Ministério deixou cair contrapartidas para redução do horário semanal: 38 horas já em 2024
Na reunião deste domingo, o Ministério da Saúde deixou cair as contrapartidas que estavam plasmadas na contraproposta enviada aos sindicatos no sábado. Assim, no que diz respeito à diminuição da carga horária semanal dos médicos das 40 para as 35 horas, o Ministério da Saúde deixou de exigir (em troca da redução da carga horária semanal) o fim do descanso compensatório depois de um período de trabalho noturno. Outra exigência, da qual o Ministério da Saúde desistiu, foi a aplicação da redução horária primeiro aos médicos do serviço de urgência e depois aos restantes. “Houve uma abertura para que todos os médicos vejam o seu horário reposto, ao mesmo tempo, nas 35 horas”, confirma Joana Bordalo e Sá.
Assim, mantêm-se o descanso compensatório depois do trabalho noturno (“para bem dos médicos e dos utentes”, sublinha Jorge Roque da Cunha) e a redução da carga horária semanal vai ser aplicada a todos os médicos, ainda que de forma faseada. Segundo Jorge Roque da Cunha, em cima da mesa está uma diminuição para as 38 horas semanais já em 2024, sendo que, em 2025, os médicos terão um horário-base de 35 horas semanais.
No que diz respeito ao tempo de trabalho semanal no serviço de urgência, a tutela concordou em diminuir, de forma faseada, o tempo que cada médico tem de dedicar a este trabalho — de 18 para 12 horas.
“A reposição das 12 horas de urgência vai fazer com que os médicos tenham mais tempo para fazerem cirurgias e consultas, reduzindo o recurso dos utentes aos serviços de urgência”, diz Joana Bordalo e Sá.
Horas na urgência diminuem mas sindicatos garantem que serviços não ficam “desguarnecidos”

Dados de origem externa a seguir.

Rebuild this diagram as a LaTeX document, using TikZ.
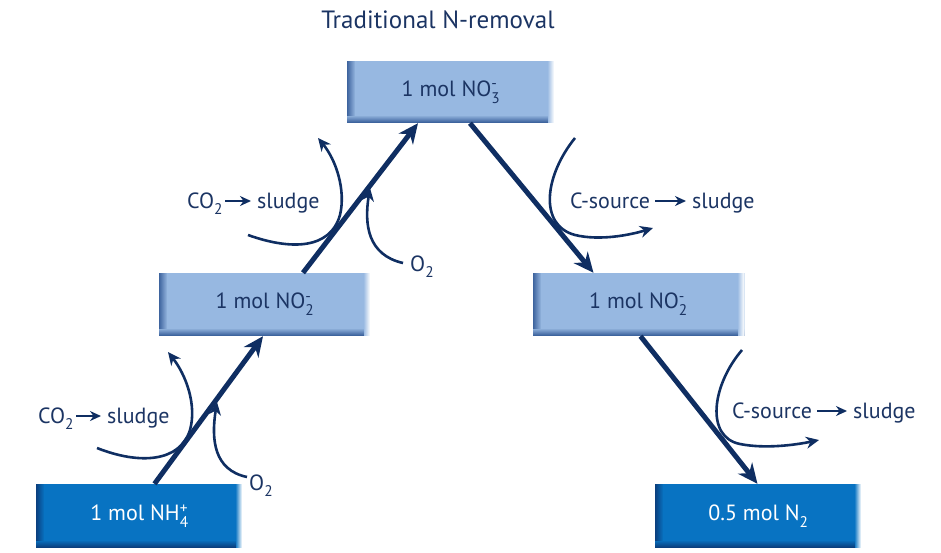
\documentclass[tikz,border=0pt]{standalone}
\usepackage{fontspec}
\usepackage{amsmath}
\setmainfont{PT Sans}
\usetikzlibrary{arrows.meta}
\definecolor{navy}{HTML}{1B3463}
\definecolor{arrowc}{HTML}{0F2E62}
\definecolor{lightfill}{HTML}{97B8E1}
\definecolor{lightedge}{HTML}{3E649E}
\definecolor{darkfill}{HTML}{0873C2}
\definecolor{darkedge}{HTML}{0A3F7E}
\newcommand\chem[2]{\ensuremath{{}_{\text{#1}}^{\text{#2}}}}
\newcommand\bevel[2]{%
  \foreach \i [evaluate=\i as \j using \i+1, evaluate=\i as \p using 100-12*\i] in {0,...,7}{
    \fill[#1!\p!#2] ([xshift=\i pt]path picture bounding box.south west) rectangle ([xshift=\j pt]path picture bounding box.north west);
  }
  \foreach \i [evaluate=\i as \j using \i+1, evaluate=\i as \p using 100-14*\i] in {0,...,6}{
    \fill[#1!\p!#2] ([yshift=\i pt]path picture bounding box.south west) rectangle ([yshift=\j pt]path picture bounding box.south east);
  }
  \foreach \i [evaluate=\i as \j using \i+1, evaluate=\i as \p using 100-15*\i] in {0,...,6}{
    \fill[white!\p!#2] ([xshift=-\i pt]path picture bounding box.south east) rectangle ([xshift=-\j pt]path picture bounding box.north east);
  }
}
\tikzset{
  boxbase/.style={inner sep=0pt, minimum width=208pt, minimum height=62pt, font=\fontsize{22}{26}\selectfont},
  lightbox/.style={boxbase, fill=lightfill, text=navy, path picture={\bevel{lightedge}{lightfill}}},
  darkbox/.style={boxbase, fill=darkfill, text=white, path picture={\bevel{darkedge}{darkfill}}},
  mainarr/.style={draw=arrowc, line width=5pt, -{Stealth[length=20pt,width=18pt]}},
  sidearr/.style={draw=arrowc, line width=2.6pt, -{Stealth[length=13pt,width=12pt]}},
  txtarr/.style={draw=arrowc, line width=1.8pt, -{Stealth[length=11pt,width=10pt]}},
  lbl/.style={inner sep=0pt, anchor=base west, text=navy, font=\fontsize{22}{26}\selectfont},
}
\begin{document}
\begin{tikzpicture}[x=1pt,y=-1pt]
\useasboundingbox (0,0) rectangle (941,552);

\node[text=navy, font=\fontsize{25}{30}\selectfont] (title) at (438,20) {Traditional N-removal};

\node[lightbox] (no3) at (451,92) {1 mol NO\chem{3}{-}};
\node[lightbox, minimum width=212pt, minimum height=63pt] (no2l) at (265,304.5) {1 mol NO\chem{2}{-}};
\node[lightbox, minimum width=212pt, minimum height=63pt] (no2r) at (638.5,304.5) {1 mol NO\chem{2}{-}};
\node[darkbox, minimum width=207pt, minimum height=64pt] (nh4) at (139.5,516) {1 mol NH\chem{4}{+}};
\node[darkbox, minimum width=207pt, minimum height=64pt] (n2) at (758.5,516) {0.5 mol N\chem{2}{}};

% main arrows
\draw[mainarr] ([xshift=15pt]nh4.north) -- ([xshift=-2pt]no2l.south);
\draw[mainarr] ([xshift=38pt]no2l.north) -- ([xshift=-33pt]no3.south);
\draw[mainarr] ([xshift=19pt]no3.south) -- ([xshift=-45pt]no2r.north);
\draw[mainarr] ([xshift=2pt]no2r.south) -- ([xshift=-1pt]n2.north);

% lower left side arrows
\coordinate (c1s) at (97,448);
\coordinate (c1e) at (168,352);
\draw[sidearr] (c1s) .. controls (140,465) and (180,462) .. (190,430) .. controls (197,405) and (186,375) .. (c1e);
\coordinate (o1s) at (247,477);
\coordinate (o1e) at (217,402);
\draw[sidearr] (o1s) .. controls (214,470) and (211,440) .. (o1e);

% upper left side arrows
\coordinate (c2s) at (248,235);
\coordinate (c2e) at (318,138);
\draw[sidearr] (c2s) .. controls (290,250) and (330,250) .. (340,215) .. controls (346,190) and (336,160) .. (c2e);
\coordinate (o2s) at (403,263);
\coordinate (o2e) at (370,188);
\draw[sidearr] (o2s) .. controls (368,255) and (364,225) .. (o2e);

% upper right side arrow
\coordinate (c3s) at (575,138);
\coordinate (c3e) at (653,228);
\draw[sidearr] (c3s) .. controls (545,175) and (538,225) .. (575,235) .. controls (600,241) and (630,235) .. (c3e);

% lower right side arrow
\coordinate (c4s) at (742,350);
\coordinate (c4e) at (819,440);
\draw[sidearr] (c4s) .. controls (712,385) and (705,437) .. (740,444) .. controls (765,449) and (795,445) .. (c4e);

% labels
\node[lbl] (co2a) at (38,423) {CO\chem{2}{}};
\node[lbl] (sla) at (107,423) {sludge};
\draw[txtarr] ([xshift=2pt,yshift=7pt]co2a.base east) -- ([xshift=-6pt,yshift=7pt]sla.base west);

\node[lbl] (co2b) at (187,208) {CO\chem{2}{}};
\node[lbl] (slb) at (257,208) {sludge};
\draw[txtarr] ([xshift=2pt,yshift=7pt]co2b.base east) -- ([xshift=-6pt,yshift=7pt]slb.base west);

\node[lbl] (csa) at (570,208) {C-source};
\node[lbl] (slc) at (692,208) {sludge};
\draw[txtarr] ([xshift=5pt,yshift=7pt]csa.base east) -- ([xshift=-6pt,yshift=7pt]slc.base west);

\node[lbl] (csb) at (732,418) {C-source};
\node[lbl] (sld) at (853,418) {sludge};
\draw[txtarr] ([xshift=5pt,yshift=7pt]csb.base east) -- ([xshift=-6pt,yshift=7pt]sld.base west);

\node[lbl] (o2a) at (249,490) {O\chem{2}{}};
\node[lbl] (o2b) at (410,271) {O\chem{2}{}};
\end{tikzpicture}
\end{document}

Num primeiro momento, em 2024, haverá uma redução para as 16 horas semanais. Para ir ao encontro da preocupação do Ministério da Saúde, que quer salvaguardar o funcionamento dos serviços de urgência, os sindicatos aceitaram manter os turnos de 24 horas na urgência. “Damos a garantia de que os médicos hospitalares continuarão a fazer turnos de 24 horas de urgência. Neste momento, fazem 18 horas obrigatórias e seis extraordinárias. No próximo ano, terão 16 horas do horário e oito extraordinárias”, diz o secretário-geral do SIM, acrescentando que, desta forma, os serviços de urgência não ficarão “desguarnecidos”.
Neste ponto, o da redução do trabalho na urgência, o Ministério da Saúde quer garantir que a medida não implicará um aumento “da dependência do SNS da realização de trabalho em horas extraordinárias e em regime de prestação de serviço”. Para a presidente da FNAM, essa questão não se coloca, uma vez que a diminuição da carga horária na urgência vai atrair e reter médicos para o SNS, aumentando os recursos humanos disponíveis. “Só conseguimos atrair esses médicos com um horário de trabalho digno e um salário justo”, reforça.

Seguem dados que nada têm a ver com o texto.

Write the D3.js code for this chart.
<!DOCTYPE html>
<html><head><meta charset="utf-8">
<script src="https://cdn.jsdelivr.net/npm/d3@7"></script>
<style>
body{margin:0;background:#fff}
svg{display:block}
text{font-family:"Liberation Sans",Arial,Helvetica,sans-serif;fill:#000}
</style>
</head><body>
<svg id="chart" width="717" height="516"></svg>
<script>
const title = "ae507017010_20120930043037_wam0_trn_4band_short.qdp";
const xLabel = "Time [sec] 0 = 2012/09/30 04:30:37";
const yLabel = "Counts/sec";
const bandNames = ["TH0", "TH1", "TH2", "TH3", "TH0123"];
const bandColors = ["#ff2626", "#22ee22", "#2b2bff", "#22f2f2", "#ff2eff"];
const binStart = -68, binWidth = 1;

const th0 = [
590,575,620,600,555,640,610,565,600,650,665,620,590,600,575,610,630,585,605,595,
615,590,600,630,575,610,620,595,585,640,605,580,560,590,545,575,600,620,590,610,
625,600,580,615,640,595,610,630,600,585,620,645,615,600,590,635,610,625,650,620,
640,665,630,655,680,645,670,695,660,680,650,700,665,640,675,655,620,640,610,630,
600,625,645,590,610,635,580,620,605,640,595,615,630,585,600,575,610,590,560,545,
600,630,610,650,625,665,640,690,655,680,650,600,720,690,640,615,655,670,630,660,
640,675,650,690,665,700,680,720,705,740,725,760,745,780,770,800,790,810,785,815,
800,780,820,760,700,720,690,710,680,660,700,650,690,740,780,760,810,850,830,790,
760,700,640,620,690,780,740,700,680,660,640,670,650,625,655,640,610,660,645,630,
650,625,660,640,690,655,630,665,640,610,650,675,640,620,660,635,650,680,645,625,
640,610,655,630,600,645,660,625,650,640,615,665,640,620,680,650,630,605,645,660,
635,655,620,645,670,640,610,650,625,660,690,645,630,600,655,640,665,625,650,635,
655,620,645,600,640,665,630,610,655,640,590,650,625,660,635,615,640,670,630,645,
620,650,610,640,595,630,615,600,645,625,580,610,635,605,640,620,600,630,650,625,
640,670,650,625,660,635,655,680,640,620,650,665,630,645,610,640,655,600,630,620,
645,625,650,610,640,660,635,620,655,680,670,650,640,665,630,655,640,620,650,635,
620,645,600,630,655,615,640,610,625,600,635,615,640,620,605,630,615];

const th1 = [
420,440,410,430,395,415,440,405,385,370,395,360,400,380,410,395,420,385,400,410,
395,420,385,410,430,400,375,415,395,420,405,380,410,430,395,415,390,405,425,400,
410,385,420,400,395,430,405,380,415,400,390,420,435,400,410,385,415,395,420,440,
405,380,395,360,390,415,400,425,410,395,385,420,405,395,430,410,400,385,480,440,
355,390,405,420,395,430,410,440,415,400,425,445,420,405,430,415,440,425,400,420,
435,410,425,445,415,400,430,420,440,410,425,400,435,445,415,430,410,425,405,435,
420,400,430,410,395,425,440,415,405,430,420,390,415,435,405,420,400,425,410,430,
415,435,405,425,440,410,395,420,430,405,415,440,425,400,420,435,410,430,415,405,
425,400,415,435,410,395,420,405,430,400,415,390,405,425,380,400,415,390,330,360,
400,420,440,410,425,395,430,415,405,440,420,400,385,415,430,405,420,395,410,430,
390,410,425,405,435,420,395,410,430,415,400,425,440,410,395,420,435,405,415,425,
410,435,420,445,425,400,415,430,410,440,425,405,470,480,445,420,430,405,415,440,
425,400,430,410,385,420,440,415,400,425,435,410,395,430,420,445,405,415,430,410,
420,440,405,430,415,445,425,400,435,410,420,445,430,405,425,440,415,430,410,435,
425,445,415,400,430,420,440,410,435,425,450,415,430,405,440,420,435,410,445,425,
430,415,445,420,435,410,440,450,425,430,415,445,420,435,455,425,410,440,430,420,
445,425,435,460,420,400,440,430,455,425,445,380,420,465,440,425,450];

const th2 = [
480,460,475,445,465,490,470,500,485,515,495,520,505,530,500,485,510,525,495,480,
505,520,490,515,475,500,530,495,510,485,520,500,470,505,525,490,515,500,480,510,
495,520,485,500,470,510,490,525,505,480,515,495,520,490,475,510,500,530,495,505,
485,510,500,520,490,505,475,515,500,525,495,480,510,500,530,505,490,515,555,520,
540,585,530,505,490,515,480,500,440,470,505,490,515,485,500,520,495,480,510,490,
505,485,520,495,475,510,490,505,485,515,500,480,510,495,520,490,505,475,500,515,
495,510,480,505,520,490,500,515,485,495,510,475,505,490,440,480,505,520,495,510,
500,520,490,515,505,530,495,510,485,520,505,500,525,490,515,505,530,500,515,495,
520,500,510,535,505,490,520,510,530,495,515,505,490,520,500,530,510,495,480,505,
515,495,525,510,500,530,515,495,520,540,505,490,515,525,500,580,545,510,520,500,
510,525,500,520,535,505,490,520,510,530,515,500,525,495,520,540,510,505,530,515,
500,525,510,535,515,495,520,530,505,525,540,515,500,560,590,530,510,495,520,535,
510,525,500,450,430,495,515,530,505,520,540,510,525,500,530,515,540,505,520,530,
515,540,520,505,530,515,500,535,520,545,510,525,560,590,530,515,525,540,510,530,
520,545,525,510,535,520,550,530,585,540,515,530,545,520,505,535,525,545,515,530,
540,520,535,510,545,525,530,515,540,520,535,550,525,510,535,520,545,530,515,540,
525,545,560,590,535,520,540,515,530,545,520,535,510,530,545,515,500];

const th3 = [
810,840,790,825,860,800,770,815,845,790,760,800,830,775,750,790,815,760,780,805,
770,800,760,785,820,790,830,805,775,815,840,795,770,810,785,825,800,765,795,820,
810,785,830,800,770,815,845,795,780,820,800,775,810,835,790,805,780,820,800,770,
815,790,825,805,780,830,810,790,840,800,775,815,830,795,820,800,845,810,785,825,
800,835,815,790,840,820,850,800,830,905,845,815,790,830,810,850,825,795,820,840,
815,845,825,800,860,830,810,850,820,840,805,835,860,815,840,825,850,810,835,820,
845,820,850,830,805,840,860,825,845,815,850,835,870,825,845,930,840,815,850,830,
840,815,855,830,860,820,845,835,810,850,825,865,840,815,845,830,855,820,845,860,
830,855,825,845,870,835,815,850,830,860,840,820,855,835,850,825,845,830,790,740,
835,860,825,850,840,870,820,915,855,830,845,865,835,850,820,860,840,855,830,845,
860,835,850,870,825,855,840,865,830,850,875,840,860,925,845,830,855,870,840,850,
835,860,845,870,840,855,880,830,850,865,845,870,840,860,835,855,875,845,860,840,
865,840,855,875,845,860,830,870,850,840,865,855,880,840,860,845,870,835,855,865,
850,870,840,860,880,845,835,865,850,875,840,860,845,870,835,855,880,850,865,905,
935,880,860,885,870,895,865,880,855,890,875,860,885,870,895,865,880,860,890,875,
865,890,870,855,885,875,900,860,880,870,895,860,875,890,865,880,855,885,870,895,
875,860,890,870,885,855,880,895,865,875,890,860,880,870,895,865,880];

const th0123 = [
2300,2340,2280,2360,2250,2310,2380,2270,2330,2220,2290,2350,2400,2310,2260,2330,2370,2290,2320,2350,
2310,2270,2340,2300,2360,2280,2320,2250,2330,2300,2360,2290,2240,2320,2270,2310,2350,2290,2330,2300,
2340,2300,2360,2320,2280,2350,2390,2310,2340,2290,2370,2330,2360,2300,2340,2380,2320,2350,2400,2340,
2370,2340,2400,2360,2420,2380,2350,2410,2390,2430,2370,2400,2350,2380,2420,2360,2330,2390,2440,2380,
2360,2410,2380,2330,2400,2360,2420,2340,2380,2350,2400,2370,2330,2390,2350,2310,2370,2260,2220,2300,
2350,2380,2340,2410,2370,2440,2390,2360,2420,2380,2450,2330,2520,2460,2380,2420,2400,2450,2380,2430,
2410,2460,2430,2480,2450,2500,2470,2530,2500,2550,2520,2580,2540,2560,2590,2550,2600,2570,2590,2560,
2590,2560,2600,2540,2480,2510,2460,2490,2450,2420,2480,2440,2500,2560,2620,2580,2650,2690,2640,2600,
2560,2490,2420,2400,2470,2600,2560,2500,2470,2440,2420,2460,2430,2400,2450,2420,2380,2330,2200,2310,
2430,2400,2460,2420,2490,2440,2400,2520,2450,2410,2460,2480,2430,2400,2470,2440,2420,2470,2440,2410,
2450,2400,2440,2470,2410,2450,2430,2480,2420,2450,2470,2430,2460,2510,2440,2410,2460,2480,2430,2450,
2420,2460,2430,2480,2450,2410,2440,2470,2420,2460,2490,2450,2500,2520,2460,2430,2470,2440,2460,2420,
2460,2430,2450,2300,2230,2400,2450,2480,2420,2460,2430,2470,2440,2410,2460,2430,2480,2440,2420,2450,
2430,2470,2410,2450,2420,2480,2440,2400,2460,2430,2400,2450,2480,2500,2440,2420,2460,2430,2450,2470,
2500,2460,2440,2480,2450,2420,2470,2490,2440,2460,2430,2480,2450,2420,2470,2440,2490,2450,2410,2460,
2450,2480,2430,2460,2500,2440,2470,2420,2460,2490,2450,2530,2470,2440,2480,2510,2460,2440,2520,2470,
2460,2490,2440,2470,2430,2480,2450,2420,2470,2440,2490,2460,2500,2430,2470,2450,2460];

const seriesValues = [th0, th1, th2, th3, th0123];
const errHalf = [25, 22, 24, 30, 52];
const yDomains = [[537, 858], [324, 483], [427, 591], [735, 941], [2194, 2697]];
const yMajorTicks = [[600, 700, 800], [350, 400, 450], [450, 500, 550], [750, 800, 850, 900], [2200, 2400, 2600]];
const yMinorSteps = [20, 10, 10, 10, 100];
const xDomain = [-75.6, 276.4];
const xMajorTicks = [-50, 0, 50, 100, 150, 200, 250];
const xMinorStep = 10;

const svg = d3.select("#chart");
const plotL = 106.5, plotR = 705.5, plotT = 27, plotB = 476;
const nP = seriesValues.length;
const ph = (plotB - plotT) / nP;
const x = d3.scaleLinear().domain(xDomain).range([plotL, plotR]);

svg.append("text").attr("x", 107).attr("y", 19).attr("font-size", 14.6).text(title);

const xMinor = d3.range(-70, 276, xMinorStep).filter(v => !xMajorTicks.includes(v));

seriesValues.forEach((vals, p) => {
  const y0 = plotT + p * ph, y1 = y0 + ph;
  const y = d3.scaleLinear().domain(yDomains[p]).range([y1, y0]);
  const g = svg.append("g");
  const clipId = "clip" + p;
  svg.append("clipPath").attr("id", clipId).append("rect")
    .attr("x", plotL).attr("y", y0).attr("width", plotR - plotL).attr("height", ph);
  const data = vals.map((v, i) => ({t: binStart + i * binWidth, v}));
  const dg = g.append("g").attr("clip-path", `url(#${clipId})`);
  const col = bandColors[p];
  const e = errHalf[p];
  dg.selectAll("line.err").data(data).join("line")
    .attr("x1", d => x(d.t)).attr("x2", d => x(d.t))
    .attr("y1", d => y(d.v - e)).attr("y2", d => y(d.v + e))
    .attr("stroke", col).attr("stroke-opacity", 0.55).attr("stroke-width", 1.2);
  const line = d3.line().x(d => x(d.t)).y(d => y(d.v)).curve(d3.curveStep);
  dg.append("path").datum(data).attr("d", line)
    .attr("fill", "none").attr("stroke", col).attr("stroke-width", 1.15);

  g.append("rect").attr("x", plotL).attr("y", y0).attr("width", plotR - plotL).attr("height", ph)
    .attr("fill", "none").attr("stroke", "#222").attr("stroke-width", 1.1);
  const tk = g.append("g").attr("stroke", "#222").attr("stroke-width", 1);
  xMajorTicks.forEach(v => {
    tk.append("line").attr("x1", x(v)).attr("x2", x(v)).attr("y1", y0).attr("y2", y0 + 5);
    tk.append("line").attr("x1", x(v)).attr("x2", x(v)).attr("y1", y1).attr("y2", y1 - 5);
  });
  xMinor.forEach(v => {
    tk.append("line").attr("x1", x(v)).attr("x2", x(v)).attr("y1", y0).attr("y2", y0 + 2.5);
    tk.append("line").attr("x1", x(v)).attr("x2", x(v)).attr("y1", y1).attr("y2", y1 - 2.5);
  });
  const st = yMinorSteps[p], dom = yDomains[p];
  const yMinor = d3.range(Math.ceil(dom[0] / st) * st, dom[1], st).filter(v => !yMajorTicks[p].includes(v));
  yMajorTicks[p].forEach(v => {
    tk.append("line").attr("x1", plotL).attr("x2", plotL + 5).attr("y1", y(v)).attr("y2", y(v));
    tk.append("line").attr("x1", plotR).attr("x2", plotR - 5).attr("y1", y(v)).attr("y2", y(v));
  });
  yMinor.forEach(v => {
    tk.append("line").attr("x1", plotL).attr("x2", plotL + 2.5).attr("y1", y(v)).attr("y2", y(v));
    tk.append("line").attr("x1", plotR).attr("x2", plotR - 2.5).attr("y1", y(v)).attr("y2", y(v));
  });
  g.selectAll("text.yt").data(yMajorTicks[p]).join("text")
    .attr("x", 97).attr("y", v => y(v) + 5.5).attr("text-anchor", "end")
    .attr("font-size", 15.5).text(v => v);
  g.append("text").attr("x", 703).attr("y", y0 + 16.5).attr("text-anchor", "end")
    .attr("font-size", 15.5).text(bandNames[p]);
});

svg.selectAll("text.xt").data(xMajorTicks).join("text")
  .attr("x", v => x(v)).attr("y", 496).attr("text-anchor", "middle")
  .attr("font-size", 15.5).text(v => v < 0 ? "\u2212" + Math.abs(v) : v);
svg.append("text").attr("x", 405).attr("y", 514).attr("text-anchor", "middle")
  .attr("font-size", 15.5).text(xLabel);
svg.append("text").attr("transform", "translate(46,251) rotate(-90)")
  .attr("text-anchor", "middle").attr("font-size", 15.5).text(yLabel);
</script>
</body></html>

A presidente da FNAM mostra-se, no entanto, cautelosa e sublinha que “todas estas propostas terão de ser vertidas num documento escrito e sem artimanhas”. Segundo Joana Bordalo e Sá, o ministro da Saúde, Manuel Pizarro, comprometeu-se a enviar a contraproposta, que será discutida na reunião de terça-feira, ainda esta segunda-feira.
Para as 14h30 de amanhã está marcada nova ronda negocial, numa altura em que quase quatro mil médicos já entregaram as minutas de escusa ao trabalho extra para além das 150 horas anuais. “Novembro está à porta e temos encerramento de serviços de urgência em todo o país”, recorda Joana Bordalo e Sá, acrescentando que “o governo é responsável por tudo o que de mau venha a acontecer”.